- **Task requirements**
Leaving out every picture, retype the lines below from the top through the one that contains "from matplotlib.ticker import".

- **Recorded data**
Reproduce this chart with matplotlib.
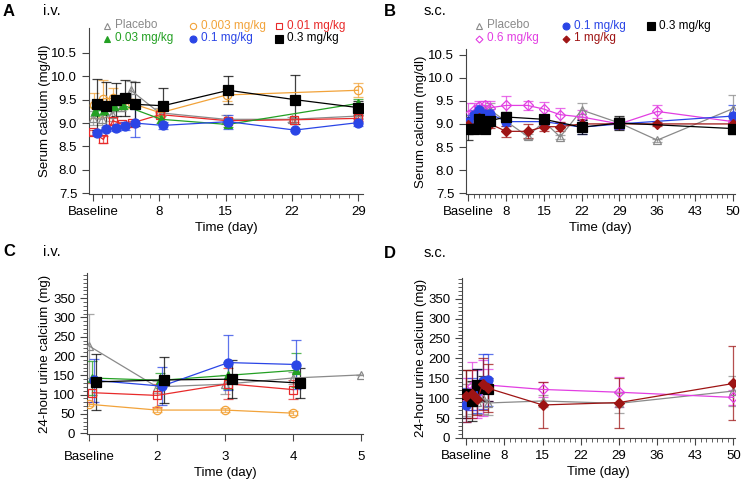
import matplotlib
matplotlib.use("Agg")
import matplotlib.pyplot as plt
from matplotlib.lines import Line2D
from matplotlib.ticker import MultipleLocator, FixedLocator

plt.rcParams['font.family'] = ['Liberation Sans', 'DejaVu Sans']
plt.rcParams['font.size'] = 9

# ---- colours
GRAY = "#8a8a8a"
ORANGE = "#f2a33a"
RED = "#e82a2a"
GREEN = "#23a023"
BLUE = "#2a45e6"
BLACK = "#000000"
MAGENTA = "#e23ee2"
DARKRED = "#9e1414"

# ---- panel A : serum calcium, i.v.
a_placebo_x = [1.0, 2.0, 3.0, 4.0, 5.0, 8.0, 15.0, 22.0, 29.0]
a_placebo_y = [9.10, 9.08, 9.20, 9.35, 9.70, 9.22, 9.08, 9.08, 9.15]
a_placebo_e = [0.15, 0.12, 0.15, 0.10, 0.20, 0.10, 0.10, 0.06, 0.05]
a_003_x = [1.1, 2.1, 3.1, 4.1, 5.1, 8.1, 15.1, 29.0]
a_003_y = [9.38, 9.52, 9.53, 9.45, 9.42, 9.22, 9.60, 9.70]
a_003_e = [0.27, 0.40, 0.22, 0.15, 0.10, 0.08, 0.12, 0.15]
a_001_x = [1.0, 2.1, 3.1, 4.1, 5.1, 8.1, 15.2, 22.2, 29.0]
a_001_y = [8.80, 8.65, 9.05, 8.97, 9.00, 9.18, 9.05, 9.07, 9.10]
a_001_e = [0.06, 0.08, 0.08, 0.06, 0.05, 0.05, 0.05, 0.04, 0.05]
a_03x_x = [1.2, 2.2, 3.2, 4.2, 8.2, 15.2, 29.0]
a_03x_y = [9.25, 9.28, 9.36, 9.38, 9.08, 8.97, 9.42]
a_03x_e = [0.10, 0.10, 0.10, 0.08, 0.08, 0.06, 0.10]
a_01_x = [1.4, 2.4, 3.4, 4.4, 5.4, 8.4, 15.3, 22.3, 29.0]
a_01_y = [8.79, 8.87, 8.90, 8.94, 9.00, 8.95, 9.03, 8.85, 9.01]
a_01_e = [0.04, 0.05, 0.06, 0.08, 0.30, 0.08, 0.15, 0.03, 0.08]
a_03_x = [1.4, 2.4, 3.4, 4.4, 5.4, 8.4, 15.3, 22.3, 29.0]
a_03_y = [9.40, 9.37, 9.50, 9.53, 9.40, 9.37, 9.70, 9.50, 9.33]
a_03_e = [0.54, 0.50, 0.35, 0.38, 0.47, 0.38, 0.30, 0.53, 0.15]

# ---- panel B : serum calcium, s.c.
b_placebo_x = [1, 2, 3, 4, 5, 12, 15, 18, 22, 29, 36, 50]
b_placebo_y = [8.95, 9.05, 9.20, 9.30, 9.30, 8.73, 9.05, 8.72, 9.30, 9.02, 8.65, 9.33]
b_placebo_e = [0.12, 0.10, 0.10, 0.12, 0.15, 0.05, 0.10, 0.05, 0.15, 0.12, 0.03, 0.30]
b_01_x = [1, 2, 3, 4, 5, 8, 15, 22, 29, 50]
b_01_y = [9.05, 9.20, 9.30, 9.22, 9.22, 9.05, 9.05, 8.93, 9.00, 9.17]
b_01_e = [0.15, 0.10, 0.10, 0.10, 0.10, 0.10, 0.08, 0.15, 0.10, 0.25]
b_03_x = [1, 2, 3, 4, 5, 8, 15, 22, 29, 50]
b_03_y = [8.90, 8.90, 9.10, 8.90, 9.07, 9.15, 9.10, 8.93, 9.02, 8.90]
b_03_e = [0.25, 0.10, 0.10, 0.10, 0.08, 0.10, 0.10, 0.15, 0.15, 0.12]
b_06_x = [1, 2, 3, 4, 5, 8, 12, 15, 18, 22, 29, 36, 50]
b_06_y = [9.20, 9.30, 9.38, 9.40, 9.35, 9.40, 9.40, 9.32, 9.20, 9.15, 9.00, 9.27, 9.05]
b_06_e = [0.25, 0.15, 0.12, 0.10, 0.15, 0.20, 0.10, 0.15, 0.15, 0.15, 0.10, 0.15, 0.12]
b_1_x = [1, 2, 3, 4, 5, 8, 12, 15, 18, 22, 29, 36, 50]
b_1_y = [8.98, 8.92, 9.12, 8.90, 9.00, 8.84, 8.84, 8.94, 8.94, 9.00, 9.00, 9.00, 9.00]
b_1_e = [0.10, 0.10, 0.10, 0.10, 0.08, 0.12, 0.15, 0.10, 0.10, 0.10, 0.08, 0.05, 0.08]

# ---- panel C : urine calcium, i.v.
c_placebo_x = [1.0, 2.0, 3.0, 4.0, 5.0]
c_placebo_y = [226, 120, 127, 143, 151]
c_placebo_e = [84, 15, 25, 15, 0]
c_003_x = [1.0, 2.0, 3.0, 4.0]
c_003_y = [75, 60, 60, 52]
c_003_e = [5, 5, 6, 5]
c_001_x = [1.05, 2.0, 3.05, 4.0]
c_001_y = [105, 98, 128, 113]
c_001_e = [25, 30, 40, 25]
c_03x_x = [1.05, 2.05, 3.05, 4.05]
c_03x_y = [143, 137, 150, 163]
c_03x_e = [45, 20, 35, 44]
c_01_x = [1.07, 2.07, 3.05, 4.05]
c_01_y = [137, 122, 183, 178]
c_01_e = [55, 50, 72, 64]
c_03_x = [1.1, 2.1, 3.1, 4.1]
c_03_y = [133, 138, 140, 130]
c_03_e = [72, 60, 50, 40]

# ---- panel D : urine calcium, s.c.
d_placebo_x = [1, 2, 3, 4, 5, 15, 29, 50]
d_placebo_y = [95, 100, 90, 100, 88, 93, 87, 118]
d_placebo_e = [40, 40, 30, 40, 30, 15, 25, 37]
d_01_x = [1, 2, 3, 4, 5]
d_01_y = [83, 110, 118, 142, 145]
d_01_e = [42, 40, 55, 70, 65]
d_03_x = [1, 2, 3, 4, 5]
d_03_y = [110, 92, 133, 125, 122]
d_03_e = [60, 50, 40, 30, 30]
d_06_x = [1, 2, 3, 4, 5, 15, 29, 50]
d_06_y = [100, 130, 110, 125, 133, 122, 115, 102]
d_06_e = [50, 60, 60, 70, 40, 18, 38, 18]
d_1_x = [1, 2, 3, 4, 5, 15, 29, 50]
d_1_y = [105, 110, 97, 135, 125, 83, 89, 137]
d_1_e = [65, 60, 40, 65, 60, 58, 63, 93]

iv_ticks = [1, 8, 15, 22, 29]
iv_labels = ["Baseline", "8", "15", "22", "29"]
sc_ticks = [1, 8, 15, 22, 29, 36, 43, 50]
sc_labels = ["Baseline", "8", "15", "22", "29", "36", "43", "50"]
c_ticks = [1, 2, 3, 4, 5]
c_labels = ["Baseline", "2", "3", "4", "5"]

# marker styles: (marker, colour, filled, size)
STY = {
    "Placebo": ("^", GRAY, False, 6),
    "0.003": ("o", ORANGE, False, 6),
    "0.01": ("s", RED, False, 6),
    "0.03": ("^", GREEN, True, 6),
    "0.1": ("o", BLUE, True, 6.5),
    "0.3": ("s", BLACK, True, 7),
    "0.6": ("D", MAGENTA, False, 5),
    "1": ("D", DARKRED, True, 5),
}


def draw(ax, key, x, y, e):
    m, c, filled, ms = STY[key]
    ax.errorbar(x, y, yerr=e, ls='none', ecolor=c, elinewidth=0.9,
                capsize=3.5, capthick=0.9, alpha=0.75, zorder=2)
    ax.plot(x, y, color=c, lw=0.9, marker=m, ms=ms,
            mfc=c if filled else 'none', mec=c, mew=0.9, zorder=3)


def style(ax):
    for s in ("top", "right"):
        ax.spines[s].set_visible(False)
    for s in ("left", "bottom"):
        ax.spines[s].set_color("#444444")
        ax.spines[s].set_linewidth(0.8)
    ax.tick_params(which='major', length=5, width=0.8, color="#444444", labelsize=9.5)
    ax.tick_params(which='minor', length=3, width=0.6, color="#444444")


fig = plt.figure(figsize=(7.43, 4.83), dpi=100)
W, H = 743.0, 483.0


def rect(l, t, r, b):
    return [l / W, 1 - b / H, (r - l) / W, (b - t) / H]


def legend(keys, labels, cols, rows):
    # key entries laid out in a fixed grid (pixel positions of the marker)
    for i, (k, lab) in enumerate(zip(keys, labels)):
        m, c, filled, ms = STY[k]
        x = cols[i % 3]
        y = rows[i // 3]
        fig.add_artist(Line2D([x / W], [1 - y / H], transform=fig.transFigure,
                              ls='none', marker=m, ms=ms - 1.5, color=c,
                              mfc=c if filled else 'none', mec=c, mew=0.8))
        fig.text((x + 8) / W, 1 - y / H, lab, color=c, fontsize=8.5, va='center')


axA = fig.add_axes(rect(89, 28, 363, 194))
axB = fig.add_axes(rect(466, 49, 735, 194))
axC = fig.add_axes(rect(87, 273, 363, 434))
axD = fig.add_axes(rect(462, 278, 735, 438))

# A
draw(axA, "Placebo", a_placebo_x, a_placebo_y, a_placebo_e)
draw(axA, "0.003", a_003_x, a_003_y, a_003_e)
draw(axA, "0.01", a_001_x, a_001_y, a_001_e)
draw(axA, "0.03", a_03x_x, a_03x_y, a_03x_e)
draw(axA, "0.1", a_01_x, a_01_y, a_01_e)
draw(axA, "0.3", a_03_x, a_03_y, a_03_e)
axA.set_xlim(0.58, 29.5)
axA.set_ylim(7.485, 11.03)

# B
draw(axB, "Placebo", b_placebo_x, b_placebo_y, b_placebo_e)
draw(axB, "0.6", b_06_x, b_06_y, b_06_e)
draw(axB, "0.1", b_01_x, b_01_y, b_01_e)
draw(axB, "1", b_1_x, b_1_y, b_1_e)
draw(axB, "0.3", b_03_x, b_03_y, b_03_e)
axB.set_xlim(0.56, 50.4)
axB.set_ylim(7.485, 10.62)

# C
draw(axC, "Placebo", c_placebo_x, c_placebo_y, c_placebo_e)
draw(axC, "0.003", c_003_x, c_003_y, c_003_e)
draw(axC, "0.01", c_001_x, c_001_y, c_001_e)
draw(axC, "0.03", c_03x_x, c_03x_y, c_03x_e)
draw(axC, "0.1", c_01_x, c_01_y, c_01_e)
draw(axC, "0.3", c_03_x, c_03_y, c_03_e)
axC.set_xlim(0.97, 5.03)
axC.set_ylim(-2, 415)

# D
draw(axD, "Placebo", d_placebo_x, d_placebo_y, d_placebo_e)
draw(axD, "0.6", d_06_x, d_06_y, d_06_e)
draw(axD, "0.1", d_01_x, d_01_y, d_01_e)
draw(axD, "0.3", d_03_x, d_03_y, d_03_e)
draw(axD, "1", d_1_x, d_1_y, d_1_e)
axD.set_xlim(0.21, 50.3)
axD.set_ylim(0, 402)

for ax in (axA, axB):
    style(ax)
    ax.yaxis.set_major_locator(FixedLocator([7.5, 8.0, 8.5, 9.0, 9.5, 10.0, 10.5]))
    ax.set_yticklabels(["7.5", "8.0", "8.5", "9.0", "9.5", "10.0", "10.5"])
    ax.set_ylabel("Serum calcium (mg/dl)", fontsize=9.5)
    ax.xaxis.set_minor_locator(MultipleLocator(1))
for ax in (axC, axD):
    style(ax)
    ax.yaxis.set_major_locator(FixedLocator(list(range(0, 351, 50))))
    ax.yaxis.set_minor_locator(MultipleLocator(10))
    ax.set_ylabel("24-hour urine calcium (mg)", fontsize=9.5)
axD.xaxis.set_minor_locator(MultipleLocator(1))
axC.tick_params(axis='x', which='major', pad=7)

axA.set_xticks(iv_ticks, iv_labels)
axB.set_xticks(sc_ticks, sc_labels)
axC.set_xticks(c_ticks, c_labels)
axD.set_xticks(sc_ticks, sc_labels)
for ax in (axA, axB, axC, axD):
    ax.set_xlabel("Time (day)", fontsize=9.5, labelpad=3)

axA.yaxis.set_label_coords(-0.138, 0.5)
axB.yaxis.set_label_coords(-0.146, 0.5)
axC.yaxis.set_label_coords(-0.13, 0.5)
axD.yaxis.set_label_coords(-0.13, 0.5)

legend(["Placebo", "0.003", "0.01", "0.03", "0.1", "0.3"],
       ["Placebo", "0.003 mg/kg", "0.01 mg/kg", "0.03 mg/kg", "0.1 mg/kg", "0.3 mg/kg"],
       [107, 193, 279], [25.5, 38.5])
legend(["Placebo", "0.1", "0.3", "0.6", "1"],
       ["Placebo", "0.1 mg/kg", "0.3 mg/kg", "0.6 mg/kg", "1 mg/kg"],
       [479, 566, 651], [25.5, 38.5])

# panel letters and route labels
for x, y, letter, route in [(3, 11, "A", "i.v."), (384, 11, "B", "s.c."),
                             (3, 252, "C", "i.v."), (384, 253, "D", "s.c.")]:
    fig.text(x / W, 1 - y / H, letter, fontsize=12, fontweight='bold', va='center')
    fig.text((x + 40) / W, 1 - y / H, route, fontsize=10.5, va='center')

fig.savefig("out.png", dpi=100)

- **Answer to this exercise**
Reproduce this chart with matplotlib.
import matplotlib
matplotlib.use("Agg")
import matplotlib.pyplot as plt
from matplotlib.lines import Line2D
from matplotlib.ticker import MultipleLocator, FixedLocator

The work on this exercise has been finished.